[RAW DATA start]

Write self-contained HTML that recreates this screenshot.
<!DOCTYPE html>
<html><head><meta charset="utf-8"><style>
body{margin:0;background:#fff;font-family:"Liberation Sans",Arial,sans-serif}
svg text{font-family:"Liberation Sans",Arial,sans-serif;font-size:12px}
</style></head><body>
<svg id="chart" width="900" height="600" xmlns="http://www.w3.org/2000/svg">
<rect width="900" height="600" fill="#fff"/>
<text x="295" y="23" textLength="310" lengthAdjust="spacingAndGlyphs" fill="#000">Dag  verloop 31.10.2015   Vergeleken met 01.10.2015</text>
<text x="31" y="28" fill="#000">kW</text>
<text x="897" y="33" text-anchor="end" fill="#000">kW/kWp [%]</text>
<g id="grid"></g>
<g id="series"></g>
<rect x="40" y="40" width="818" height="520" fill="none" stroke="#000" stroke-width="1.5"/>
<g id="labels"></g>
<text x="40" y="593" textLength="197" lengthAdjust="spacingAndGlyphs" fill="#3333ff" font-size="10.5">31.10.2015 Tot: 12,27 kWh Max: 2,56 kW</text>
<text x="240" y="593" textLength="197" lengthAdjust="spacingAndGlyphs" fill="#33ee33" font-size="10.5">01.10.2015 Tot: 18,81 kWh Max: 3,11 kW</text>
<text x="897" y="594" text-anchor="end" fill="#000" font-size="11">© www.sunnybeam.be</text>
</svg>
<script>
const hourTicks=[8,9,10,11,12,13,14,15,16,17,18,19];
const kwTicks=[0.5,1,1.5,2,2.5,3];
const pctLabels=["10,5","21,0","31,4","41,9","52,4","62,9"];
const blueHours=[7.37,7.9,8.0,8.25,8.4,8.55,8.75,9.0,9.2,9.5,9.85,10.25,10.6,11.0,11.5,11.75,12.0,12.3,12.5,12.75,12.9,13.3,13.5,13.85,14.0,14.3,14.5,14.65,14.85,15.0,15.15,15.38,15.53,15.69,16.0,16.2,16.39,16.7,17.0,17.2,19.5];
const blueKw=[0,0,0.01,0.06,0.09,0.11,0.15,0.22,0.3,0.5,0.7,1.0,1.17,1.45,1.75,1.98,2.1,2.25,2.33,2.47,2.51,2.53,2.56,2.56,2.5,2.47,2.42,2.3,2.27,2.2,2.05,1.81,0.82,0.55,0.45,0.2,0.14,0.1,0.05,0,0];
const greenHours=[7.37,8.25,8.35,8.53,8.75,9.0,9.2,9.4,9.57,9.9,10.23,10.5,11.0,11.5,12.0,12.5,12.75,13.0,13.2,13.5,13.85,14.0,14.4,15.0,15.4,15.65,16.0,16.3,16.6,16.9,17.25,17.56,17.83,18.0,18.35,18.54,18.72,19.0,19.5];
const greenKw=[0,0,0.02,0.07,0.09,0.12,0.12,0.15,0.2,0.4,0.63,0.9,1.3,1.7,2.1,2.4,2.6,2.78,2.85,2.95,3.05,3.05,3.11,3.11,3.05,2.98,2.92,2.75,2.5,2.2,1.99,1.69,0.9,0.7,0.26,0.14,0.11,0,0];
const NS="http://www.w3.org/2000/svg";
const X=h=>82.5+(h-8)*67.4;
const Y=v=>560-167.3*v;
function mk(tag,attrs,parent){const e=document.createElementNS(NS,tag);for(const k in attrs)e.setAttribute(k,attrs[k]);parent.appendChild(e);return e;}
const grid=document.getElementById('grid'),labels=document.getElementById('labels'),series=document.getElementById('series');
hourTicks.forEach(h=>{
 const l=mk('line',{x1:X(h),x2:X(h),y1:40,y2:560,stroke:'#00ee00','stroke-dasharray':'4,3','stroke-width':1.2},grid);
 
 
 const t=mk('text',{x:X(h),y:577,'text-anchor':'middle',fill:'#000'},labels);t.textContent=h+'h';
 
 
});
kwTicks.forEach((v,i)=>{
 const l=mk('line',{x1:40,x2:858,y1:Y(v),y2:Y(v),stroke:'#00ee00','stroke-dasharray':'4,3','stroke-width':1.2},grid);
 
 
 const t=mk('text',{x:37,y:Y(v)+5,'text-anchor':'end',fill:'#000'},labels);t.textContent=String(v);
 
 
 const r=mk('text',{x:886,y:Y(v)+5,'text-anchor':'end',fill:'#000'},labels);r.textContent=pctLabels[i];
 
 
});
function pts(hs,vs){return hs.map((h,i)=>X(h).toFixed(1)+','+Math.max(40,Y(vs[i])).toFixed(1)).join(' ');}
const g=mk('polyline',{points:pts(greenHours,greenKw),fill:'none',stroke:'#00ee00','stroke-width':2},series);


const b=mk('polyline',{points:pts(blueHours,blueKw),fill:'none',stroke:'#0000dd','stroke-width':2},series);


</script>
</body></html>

[RAW DATA end]

Extract each line of the listing above, copying it word for word.

### SOLUTION TO THE EXERCISE
Write self-contained HTML that recreates this screenshot.
<!DOCTYPE html>
<html><head><meta charset="utf-8"><style>
body{margin:0;background:#fff;font-family:"Liberation Sans",Arial,sans-serif}
svg text{font-family:"Liberation Sans",Arial,sans-serif;font-size:12px}
</style></head><body>
<svg id="chart" width="900" height="600" xmlns="http://www.w3.org/2000/svg">
<rect width="900" height="600" fill="#fff"/>
<text x="295" y="23" textLength="310" lengthAdjust="spacingAndGlyphs" fill="#000">Dag  verloop 31.10.2015   Vergeleken met 01.10.2015</text>
<text x="31" y="28" fill="#000">kW</text>
<text x="897" y="33" text-anchor="end" fill="#000">kW/kWp [%]</text>
<g id="grid"></g>
<g id="series"></g>
<rect x="40" y="40" width="818" height="520" fill="none" stroke="#000" stroke-width="1.5"/>
<g id="labels"></g>
<text x="40" y="593" textLength="197" lengthAdjust="spacingAndGlyphs" fill="#3333ff" font-size="10.5">31.10.2015 Tot: 12,27 kWh Max: 2,56 kW</text>
<text x="240" y="593" textLength="197" lengthAdjust="spacingAndGlyphs" fill="#33ee33" font-size="10.5">01.10.2015 Tot: 18,81 kWh Max: 3,11 kW</text>
<text x="897" y="594" text-anchor="end" fill="#000" font-size="11">© www.sunnybeam.be</text>
</svg>
<script>
const hourTicks=[8,9,10,11,12,13,14,15,16,17,18,19];
const kwTicks=[0.5,1,1.5,2,2.5,3];
const pctLabels=["10,5","21,0","31,4","41,9","52,4","62,9"];
const blueHours=[7.37,7.9,8.0,8.25,8.4,8.55,8.75,9.0,9.2,9.5,9.85,10.25,10.6,11.0,11.5,11.75,12.0,12.3,12.5,12.75,12.9,13.3,13.5,13.85,14.0,14.3,14.5,14.65,14.85,15.0,15.15,15.38,15.53,15.69,16.0,16.2,16.39,16.7,17.0,17.2,19.5];
const blueKw=[0,0,0.01,0.06,0.09,0.11,0.15,0.22,0.3,0.5,0.7,1.0,1.17,1.45,1.75,1.98,2.1,2.25,2.33,2.47,2.51,2.53,2.56,2.56,2.5,2.47,2.42,2.3,2.27,2.2,2.05,1.81,0.82,0.55,0.45,0.2,0.14,0.1,0.05,0,0];
const greenHours=[7.37,8.25,8.35,8.53,8.75,9.0,9.2,9.4,9.57,9.9,10.23,10.5,11.0,11.5,12.0,12.5,12.75,13.0,13.2,13.5,13.85,14.0,14.4,15.0,15.4,15.65,16.0,16.3,16.6,16.9,17.25,17.56,17.83,18.0,18.35,18.54,18.72,19.0,19.5];
const greenKw=[0,0,0.02,0.07,0.09,0.12,0.12,0.15,0.2,0.4,0.63,0.9,1.3,1.7,2.1,2.4,2.6,2.78,2.85,2.95,3.05,3.05,3.11,3.11,3.05,2.98,2.92,2.75,2.5,2.2,1.99,1.69,0.9,0.7,0.26,0.14,0.11,0,0];
const NS="http://www.w3.org/2000/svg";
const X=h=>82.5+(h-8)*67.4;
const Y=v=>560-167.3*v;
function mk(tag,attrs,parent){const e=document.createElementNS(NS,tag);for(const k in attrs)e.setAttribute(k,attrs[k]);parent.appendChild(e);return e;}
const grid=document.getElementById('grid'),labels=document.getElementById('labels'),series=document.getElementById('series');
hourTicks.forEach(h=>{
 const l=mk('line',{x1:X(h),x2:X(h),y1:40,y2:560,stroke:'#00ee00','stroke-dasharray':'4,3','stroke-width':1.2},grid);
 
 
 const t=mk('text',{x:X(h),y:577,'text-anchor':'middle',fill:'#000'},labels);t.textContent=h+'h';
 
 
});
kwTicks.forEach((v,i)=>{
 const l=mk('line',{x1:40,x2:858,y1:Y(v),y2:Y(v),stroke:'#00ee00','stroke-dasharray':'4,3','stroke-width':1.2},grid);
 
 
 const t=mk('text',{x:37,y:Y(v)+5,'text-anchor':'end',fill:'#000'},labels);t.textContent=String(v);
 
 
 const r=mk('text',{x:886,y:Y(v)+5,'text-anchor':'end',fill:'#000'},labels);r.textContent=pctLabels[i];
 
 
});
function pts(hs,vs){return hs.map((h,i)=>X(h).toFixed(1)+','+Math.max(40,Y(vs[i])).toFixed(1)).join(' ');}
const g=mk('polyline',{points:pts(greenHours,greenKw),fill:'none',stroke:'#00ee00','stroke-width':2},series);


const b=mk('polyline',{points:pts(blueHours,blueKw),fill:'none',stroke:'#0000dd','stroke-width':2},series);


</script>
</body></html>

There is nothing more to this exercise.